# Exercise prompt
Repeat the lines exactly from the line that contains "Output the web page that produces this picture with Apache" through the line that contains "stepData.push([xMax,pct[pct.length-1]]);"; leave images out and add nothing.

++++ Input rows

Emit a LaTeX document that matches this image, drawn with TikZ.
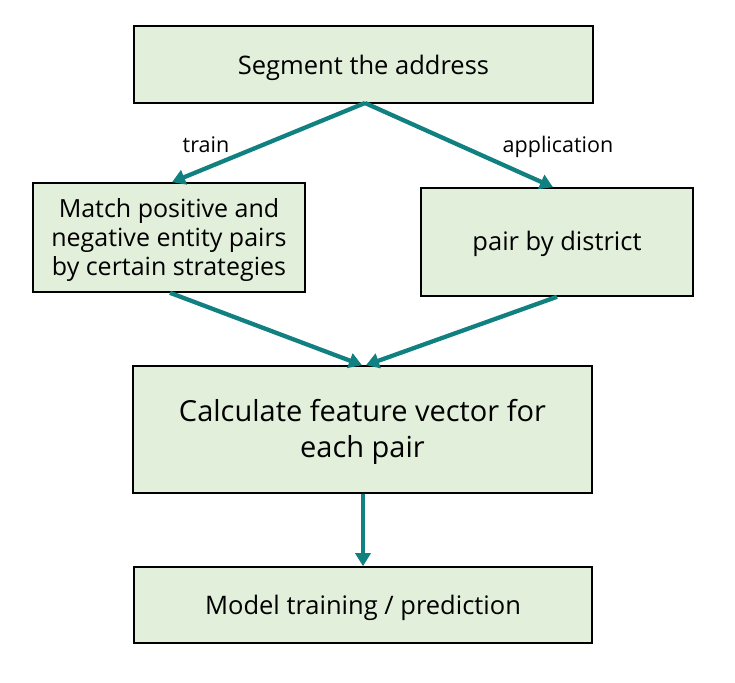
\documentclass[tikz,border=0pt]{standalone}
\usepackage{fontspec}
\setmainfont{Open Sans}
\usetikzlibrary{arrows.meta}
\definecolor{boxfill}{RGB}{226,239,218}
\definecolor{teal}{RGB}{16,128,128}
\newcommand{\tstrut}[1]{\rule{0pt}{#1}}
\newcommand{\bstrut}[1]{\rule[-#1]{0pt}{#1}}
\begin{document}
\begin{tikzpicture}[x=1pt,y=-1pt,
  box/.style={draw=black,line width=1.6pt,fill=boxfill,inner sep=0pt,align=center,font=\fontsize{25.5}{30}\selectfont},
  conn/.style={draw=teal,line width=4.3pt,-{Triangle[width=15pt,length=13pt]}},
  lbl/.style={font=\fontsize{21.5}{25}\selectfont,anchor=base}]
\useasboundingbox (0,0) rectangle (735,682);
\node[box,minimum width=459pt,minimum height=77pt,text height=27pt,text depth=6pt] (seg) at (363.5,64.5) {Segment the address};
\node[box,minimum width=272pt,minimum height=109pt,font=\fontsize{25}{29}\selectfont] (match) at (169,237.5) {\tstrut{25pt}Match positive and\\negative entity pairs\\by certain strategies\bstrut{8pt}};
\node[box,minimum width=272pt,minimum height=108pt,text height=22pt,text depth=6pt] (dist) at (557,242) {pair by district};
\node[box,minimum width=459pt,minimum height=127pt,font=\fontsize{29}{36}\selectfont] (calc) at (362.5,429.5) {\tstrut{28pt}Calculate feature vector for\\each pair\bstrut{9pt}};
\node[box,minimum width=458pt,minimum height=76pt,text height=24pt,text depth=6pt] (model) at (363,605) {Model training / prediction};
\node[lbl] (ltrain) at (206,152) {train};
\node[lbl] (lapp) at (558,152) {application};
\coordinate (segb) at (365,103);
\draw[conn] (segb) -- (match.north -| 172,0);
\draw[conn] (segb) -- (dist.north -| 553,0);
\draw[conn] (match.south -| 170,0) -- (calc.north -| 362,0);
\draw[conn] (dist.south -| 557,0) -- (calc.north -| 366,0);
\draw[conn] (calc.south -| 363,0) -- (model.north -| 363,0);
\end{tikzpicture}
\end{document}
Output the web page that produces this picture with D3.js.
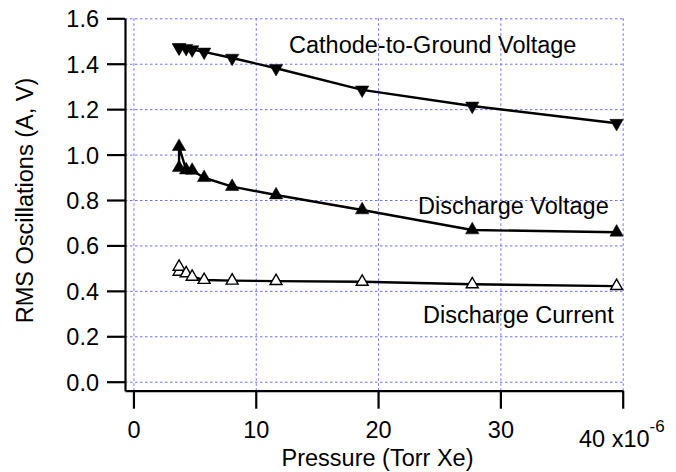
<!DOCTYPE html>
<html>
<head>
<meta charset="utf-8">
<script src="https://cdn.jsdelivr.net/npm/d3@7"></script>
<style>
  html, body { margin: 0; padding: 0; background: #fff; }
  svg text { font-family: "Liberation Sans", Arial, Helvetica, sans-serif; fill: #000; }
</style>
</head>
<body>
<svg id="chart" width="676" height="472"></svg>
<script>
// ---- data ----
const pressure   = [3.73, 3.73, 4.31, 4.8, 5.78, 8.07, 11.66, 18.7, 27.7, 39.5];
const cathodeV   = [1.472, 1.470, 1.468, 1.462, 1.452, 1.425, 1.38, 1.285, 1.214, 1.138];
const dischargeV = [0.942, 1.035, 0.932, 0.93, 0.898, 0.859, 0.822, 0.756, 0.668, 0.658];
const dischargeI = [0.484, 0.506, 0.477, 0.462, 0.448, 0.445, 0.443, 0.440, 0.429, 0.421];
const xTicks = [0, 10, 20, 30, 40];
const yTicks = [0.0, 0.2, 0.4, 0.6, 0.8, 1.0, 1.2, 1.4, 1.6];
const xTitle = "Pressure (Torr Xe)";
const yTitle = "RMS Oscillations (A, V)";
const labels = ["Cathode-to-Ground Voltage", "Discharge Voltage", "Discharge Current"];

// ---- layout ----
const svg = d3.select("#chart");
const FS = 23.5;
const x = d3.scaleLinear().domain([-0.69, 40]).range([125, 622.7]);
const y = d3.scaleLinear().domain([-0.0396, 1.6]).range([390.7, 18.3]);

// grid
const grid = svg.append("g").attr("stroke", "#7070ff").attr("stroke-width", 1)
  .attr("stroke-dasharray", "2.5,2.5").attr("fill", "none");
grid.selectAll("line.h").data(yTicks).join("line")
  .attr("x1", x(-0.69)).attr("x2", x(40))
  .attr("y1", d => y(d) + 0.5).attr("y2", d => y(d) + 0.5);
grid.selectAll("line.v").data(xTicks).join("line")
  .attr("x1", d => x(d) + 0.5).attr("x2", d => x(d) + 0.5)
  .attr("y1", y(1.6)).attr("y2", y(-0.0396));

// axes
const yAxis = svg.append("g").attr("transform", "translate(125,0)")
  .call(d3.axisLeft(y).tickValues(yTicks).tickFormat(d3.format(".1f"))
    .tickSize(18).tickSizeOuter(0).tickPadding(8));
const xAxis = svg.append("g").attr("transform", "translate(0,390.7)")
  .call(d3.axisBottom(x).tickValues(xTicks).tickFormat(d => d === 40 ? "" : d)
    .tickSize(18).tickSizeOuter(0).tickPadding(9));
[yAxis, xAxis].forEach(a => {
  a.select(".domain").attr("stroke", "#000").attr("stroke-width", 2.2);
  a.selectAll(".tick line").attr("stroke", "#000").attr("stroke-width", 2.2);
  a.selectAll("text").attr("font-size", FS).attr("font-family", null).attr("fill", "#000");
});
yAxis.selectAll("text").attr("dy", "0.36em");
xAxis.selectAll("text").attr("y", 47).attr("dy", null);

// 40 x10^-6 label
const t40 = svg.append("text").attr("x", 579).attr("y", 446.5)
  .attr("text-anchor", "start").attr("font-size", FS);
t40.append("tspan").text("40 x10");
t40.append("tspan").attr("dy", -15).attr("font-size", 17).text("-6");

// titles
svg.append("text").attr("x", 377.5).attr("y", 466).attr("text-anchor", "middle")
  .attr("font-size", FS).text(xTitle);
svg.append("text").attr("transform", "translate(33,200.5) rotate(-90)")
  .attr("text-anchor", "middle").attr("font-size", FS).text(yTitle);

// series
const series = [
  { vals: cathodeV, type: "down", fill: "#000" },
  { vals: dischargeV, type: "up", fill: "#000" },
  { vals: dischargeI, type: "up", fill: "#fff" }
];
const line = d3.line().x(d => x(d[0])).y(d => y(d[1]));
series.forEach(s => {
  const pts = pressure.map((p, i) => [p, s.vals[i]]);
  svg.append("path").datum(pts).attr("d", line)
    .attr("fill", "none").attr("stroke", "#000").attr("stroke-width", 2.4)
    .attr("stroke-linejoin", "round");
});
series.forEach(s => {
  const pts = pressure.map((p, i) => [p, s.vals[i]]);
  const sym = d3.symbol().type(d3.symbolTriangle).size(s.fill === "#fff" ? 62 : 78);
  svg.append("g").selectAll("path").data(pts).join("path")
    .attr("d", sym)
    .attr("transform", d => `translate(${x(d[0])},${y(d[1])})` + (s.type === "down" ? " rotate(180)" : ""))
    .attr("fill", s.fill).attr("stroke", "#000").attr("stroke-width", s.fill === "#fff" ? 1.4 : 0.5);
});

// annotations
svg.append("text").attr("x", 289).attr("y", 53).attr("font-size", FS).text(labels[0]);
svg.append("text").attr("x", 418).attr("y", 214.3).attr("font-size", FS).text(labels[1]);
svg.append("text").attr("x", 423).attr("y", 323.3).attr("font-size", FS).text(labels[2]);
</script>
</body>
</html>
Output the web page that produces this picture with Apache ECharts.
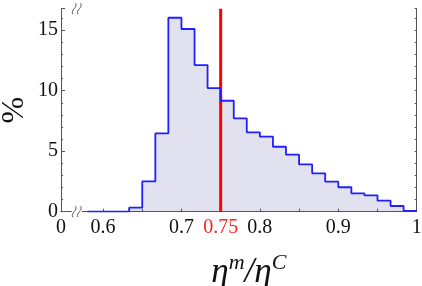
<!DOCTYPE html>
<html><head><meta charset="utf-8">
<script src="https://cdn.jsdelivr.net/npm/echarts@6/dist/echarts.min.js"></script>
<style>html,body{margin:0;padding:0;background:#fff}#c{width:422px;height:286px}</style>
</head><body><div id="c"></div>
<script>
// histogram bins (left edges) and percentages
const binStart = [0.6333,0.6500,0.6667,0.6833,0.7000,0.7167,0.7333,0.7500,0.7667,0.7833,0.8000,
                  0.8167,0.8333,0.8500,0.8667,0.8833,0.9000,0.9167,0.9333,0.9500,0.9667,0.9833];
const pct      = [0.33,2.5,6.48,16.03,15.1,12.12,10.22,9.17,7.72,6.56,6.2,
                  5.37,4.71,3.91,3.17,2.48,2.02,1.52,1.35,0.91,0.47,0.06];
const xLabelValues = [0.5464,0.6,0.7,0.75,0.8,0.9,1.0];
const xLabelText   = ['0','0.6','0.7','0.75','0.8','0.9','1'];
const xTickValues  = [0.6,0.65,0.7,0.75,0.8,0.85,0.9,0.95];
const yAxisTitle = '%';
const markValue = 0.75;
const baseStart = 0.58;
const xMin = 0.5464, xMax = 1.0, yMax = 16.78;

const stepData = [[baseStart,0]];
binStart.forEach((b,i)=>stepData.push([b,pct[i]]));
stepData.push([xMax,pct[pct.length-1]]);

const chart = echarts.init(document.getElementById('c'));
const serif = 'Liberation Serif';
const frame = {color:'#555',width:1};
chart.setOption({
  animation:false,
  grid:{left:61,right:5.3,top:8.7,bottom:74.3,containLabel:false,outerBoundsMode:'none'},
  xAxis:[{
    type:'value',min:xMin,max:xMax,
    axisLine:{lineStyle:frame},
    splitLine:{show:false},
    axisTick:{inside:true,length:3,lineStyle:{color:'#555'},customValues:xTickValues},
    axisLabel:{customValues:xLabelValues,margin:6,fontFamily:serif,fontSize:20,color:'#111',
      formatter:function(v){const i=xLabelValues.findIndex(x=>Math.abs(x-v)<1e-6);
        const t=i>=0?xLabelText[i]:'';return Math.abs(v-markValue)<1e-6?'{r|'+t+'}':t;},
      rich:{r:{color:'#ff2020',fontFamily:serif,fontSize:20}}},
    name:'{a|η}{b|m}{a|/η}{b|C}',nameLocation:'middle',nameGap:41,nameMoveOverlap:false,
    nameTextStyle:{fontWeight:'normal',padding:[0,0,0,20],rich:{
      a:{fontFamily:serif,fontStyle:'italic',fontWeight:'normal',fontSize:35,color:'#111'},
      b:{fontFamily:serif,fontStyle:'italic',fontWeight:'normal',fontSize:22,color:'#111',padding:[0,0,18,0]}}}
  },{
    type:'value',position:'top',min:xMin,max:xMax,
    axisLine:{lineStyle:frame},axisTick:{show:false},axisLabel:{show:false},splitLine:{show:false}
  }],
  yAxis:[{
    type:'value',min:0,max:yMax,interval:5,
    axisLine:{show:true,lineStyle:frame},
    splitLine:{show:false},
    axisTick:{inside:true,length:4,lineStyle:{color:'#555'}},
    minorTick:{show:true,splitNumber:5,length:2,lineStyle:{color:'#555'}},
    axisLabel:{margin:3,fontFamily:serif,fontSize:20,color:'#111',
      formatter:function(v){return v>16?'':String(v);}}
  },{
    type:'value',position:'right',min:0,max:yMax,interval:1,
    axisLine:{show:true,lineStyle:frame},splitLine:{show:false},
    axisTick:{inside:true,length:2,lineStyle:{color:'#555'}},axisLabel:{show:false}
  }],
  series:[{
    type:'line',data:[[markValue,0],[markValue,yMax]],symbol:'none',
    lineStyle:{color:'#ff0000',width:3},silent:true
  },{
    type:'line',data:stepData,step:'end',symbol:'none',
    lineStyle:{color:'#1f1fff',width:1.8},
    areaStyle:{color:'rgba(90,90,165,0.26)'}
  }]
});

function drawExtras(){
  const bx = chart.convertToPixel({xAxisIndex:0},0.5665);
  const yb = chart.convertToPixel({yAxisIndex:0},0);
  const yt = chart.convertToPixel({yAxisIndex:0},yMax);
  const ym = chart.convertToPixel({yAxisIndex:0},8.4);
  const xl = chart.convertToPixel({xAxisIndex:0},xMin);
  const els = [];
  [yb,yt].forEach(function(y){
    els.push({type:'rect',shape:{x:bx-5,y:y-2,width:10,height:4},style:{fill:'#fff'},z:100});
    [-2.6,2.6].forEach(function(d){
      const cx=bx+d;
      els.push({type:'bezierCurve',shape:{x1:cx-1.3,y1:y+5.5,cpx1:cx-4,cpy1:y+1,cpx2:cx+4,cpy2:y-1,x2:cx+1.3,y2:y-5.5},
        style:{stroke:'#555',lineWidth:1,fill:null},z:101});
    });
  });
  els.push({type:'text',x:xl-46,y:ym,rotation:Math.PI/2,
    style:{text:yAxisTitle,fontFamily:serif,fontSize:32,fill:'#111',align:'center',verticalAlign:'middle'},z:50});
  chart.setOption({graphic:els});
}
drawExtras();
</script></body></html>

++++++++

# Written solution
Output the web page that produces this picture with Apache ECharts.
<!DOCTYPE html>
<html><head><meta charset="utf-8">
<script src="https://cdn.jsdelivr.net/npm/echarts@6/dist/echarts.min.js"></script>
<style>html,body{margin:0;padding:0;background:#fff}#c{width:422px;height:286px}</style>
</head><body><div id="c"></div>
<script>
// histogram bins (left edges) and percentages
const binStart = [0.6333,0.6500,0.6667,0.6833,0.7000,0.7167,0.7333,0.7500,0.7667,0.7833,0.8000,
                  0.8167,0.8333,0.8500,0.8667,0.8833,0.9000,0.9167,0.9333,0.9500,0.9667,0.9833];
const pct      = [0.33,2.5,6.48,16.03,15.1,12.12,10.22,9.17,7.72,6.56,6.2,
                  5.37,4.71,3.91,3.17,2.48,2.02,1.52,1.35,0.91,0.47,0.06];
const xLabelValues = [0.5464,0.6,0.7,0.75,0.8,0.9,1.0];
const xLabelText   = ['0','0.6','0.7','0.75','0.8','0.9','1'];
const xTickValues  = [0.6,0.65,0.7,0.75,0.8,0.85,0.9,0.95];
const yAxisTitle = '%';
const markValue = 0.75;
const baseStart = 0.58;
const xMin = 0.5464, xMax = 1.0, yMax = 16.78;

const stepData = [[baseStart,0]];
binStart.forEach((b,i)=>stepData.push([b,pct[i]]));
stepData.push([xMax,pct[pct.length-1]]);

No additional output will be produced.